A brief history, 1795-1990

The Percy Almshouses at the bottom of Elm Grove were erected in 1795, but they remained in a quite isolated position until the construction of Hanover Crescent and Hanover Street in about 1822. However, most of the densely-populated district which has become known as Hanover was developed from about 1860, typically small terraces with angular window bays.

Hanover ward was first designated in 1894, covering the area between Lewes Road, Southover Street, Queen’s Park Road and Elm Grove, but it has been expanded since to include the area between Lewes Road, Grand Parade, Carlton Hill, Queen’s Park Road, Pankhurst Road, Freshfield Road, Elm Grove and Franklin Road.

Since being designated a ‘general improvement area’ in 1969-76, Hanover has become a more attractive residential district and has escaped the massive redevelopment of the adjacent Albion Hill area. Together with Albion Hill, Hanover has a population of around 7,500.

Comments about this page

  • The dairy on Richmond St was at one time run by a family called Reels.Their son Teddy was a friend of my mum’s when she lived in Dinapore St. He joined the RAF as a rear gunner and was shot down on his first raid and is buried in Germany.

    By Patrick Collins (16/02/2000)
  • Where’s the information about the school on Finsbury Road, the Pepper pot and Queens Park? These are important places in the history of Hanover.

    By Leo (01/07/2004)
  • My family moved from Dinapore St to Sussex Terrace where we were bombed out and buried alive in 1942. We moved to 24 Sussex Terrace where we were almost killed when Appollo Terrace collapsed on News Year’s Eve 194? (not sure). We then moved to Leicester in 1952 when my mother remarried. My granddad, Charles Gravett, used to be in the fruiters trade in Brighton.
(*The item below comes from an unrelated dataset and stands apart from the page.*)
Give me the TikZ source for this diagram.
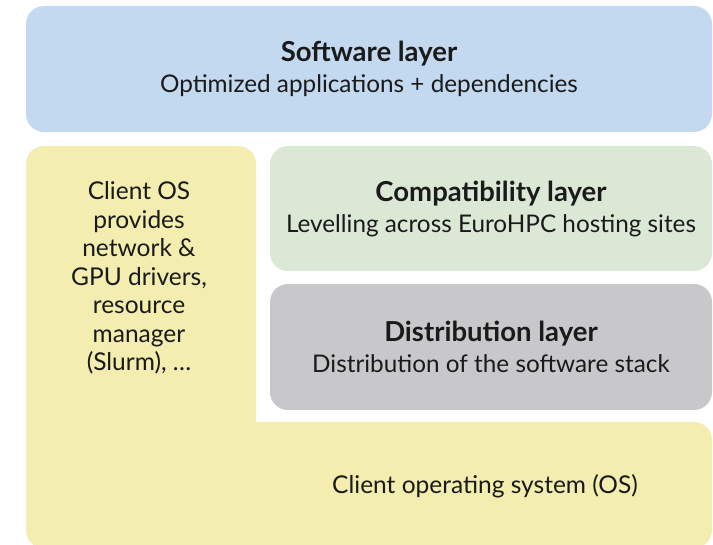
\documentclass[tikz,border=0pt]{standalone}
\usepackage{fontspec}
\setmainfont{Lato}
\usepackage{xcolor}
\usepackage{tikz}
\definecolor{swblue}{HTML}{C3D9F0}
\definecolor{compgreen}{HTML}{DBE8D6}
\definecolor{distgray}{HTML}{C8C8CA}
\definecolor{osyellow}{HTML}{F3EDB0}
\definecolor{inktext}{HTML}{1A1A1A}

\newcommand{\layerhead}[1]{{\fontsize{27.5}{31}\selectfont\bfseries #1}}

\tikzset{
  layer/.style={rounded corners=18pt, inner sep=0pt, align=center, text=inktext,
    font=\fontsize{24.3}{31}\selectfont},
  ostext/.style={align=center, text=inktext, font=\fontsize{24.5}{28.5}\selectfont}
}

\begin{document}
\begin{tikzpicture}[x=1pt, y=-1pt]
    \useasboundingbox (0,0) rectangle (713,545);
    % Software layer
    \node[layer, fill=swblue, minimum width=686pt, minimum height=126pt] (sw) at (369,69)
      {\layerhead{Software layer}\\ Optimized applications + dependencies};
    % Client OS (column and base)
    \node[layer, fill=osyellow, minimum width=230pt, minimum height=402pt] (oscol) at (141,347) {};
    \node[layer, fill=osyellow, minimum width=686pt, minimum height=126pt] (osbase) at (369,485) {};
    % Compatibility layer
    \node[layer, fill=compgreen, minimum width=442pt, minimum height=125pt] (compat) at (491,208.5)
      {\layerhead{Compatibility layer}\\ Levelling across EuroHPC hosting sites};
    % Distribution layer
    \node[layer, fill=distgray, minimum width=442pt, minimum height=126pt] (dist) at (491,347)
      {\layerhead{Distribution layer}\\ Distribution of the software stack};
    % Texts on the client OS
    \node[ostext] (ostext) at (139,278)
      {Client OS\\ provides\\ network \&\\ GPU drivers,\\ resource\\ manager\\ (Slurm), \ldots};
    \node[ostext] (oslabel) at (485,486) {Client operating system (OS)};
\end{tikzpicture}
\end{document}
    By Patrick Collins (06/01/2005)
  • Does anyone know the history of Hartington Road? Tried finding out but there’s no mention on the net of what used to be around the area. We live in a student house that could easily have been a shop, but finding it hard to find any history!

    By Han (19/02/2007)
  • My ‘Uncle’ John and ‘Aunty’ Peggy Smith owned the corner shop in Bernard Road (and Bernard Place) until the 1960s. I often stayed with them as a little girl and went everywhere with their daughter Jackie. ‘Uncle’ John used to drive a Morris 1000 Traveller and I used to go with him on his deliveries whether it was groceries or his customer’s dry cleaning. He had a spinal problem and walked bent over but was a great practical joker.

    By Judi Swinsco (01/04/2008)
  • I enjoyed the comment 06/01/2005 by Patrick Collins. My great aunt, Mabel Legendre (nee Phillips) also had a fruiterer’s store at 74 St. George’s Road sometime in the 1920’s. She called it MABS FRUITERERS. My great aunt Mabel was one of two sisters who did not emigrate to Canada with the others. My grandmother Lily, her husband “Tom” Atkins and family emigrated in 1907. The website BRIGHTON PHOTOGRAPHERS 1841-1910 tells the story of Alfred Alphones Atkins, my great grandfather. I imagine that Patrick’s granddad would have known my Aunt Mabel. Later Aunt Mabel had a tearoom at 24 Market Street.

    By Judy Fleming, Thornhill, Ontario, Canada (04/03/2010)
  • Does anyone have any memories of Holland Street to share? I was born at no 46 in 1946. It was my grandmother’s house (Mabel Hobden) as my mum and dad were lodging there at the time. I have some memories my self and some photos of the street party for the coronation of Queen Elizabeth in 1953. I always remember lots of people speaking to my mum but not their names, except for a Mrs Jestico who lived opposite.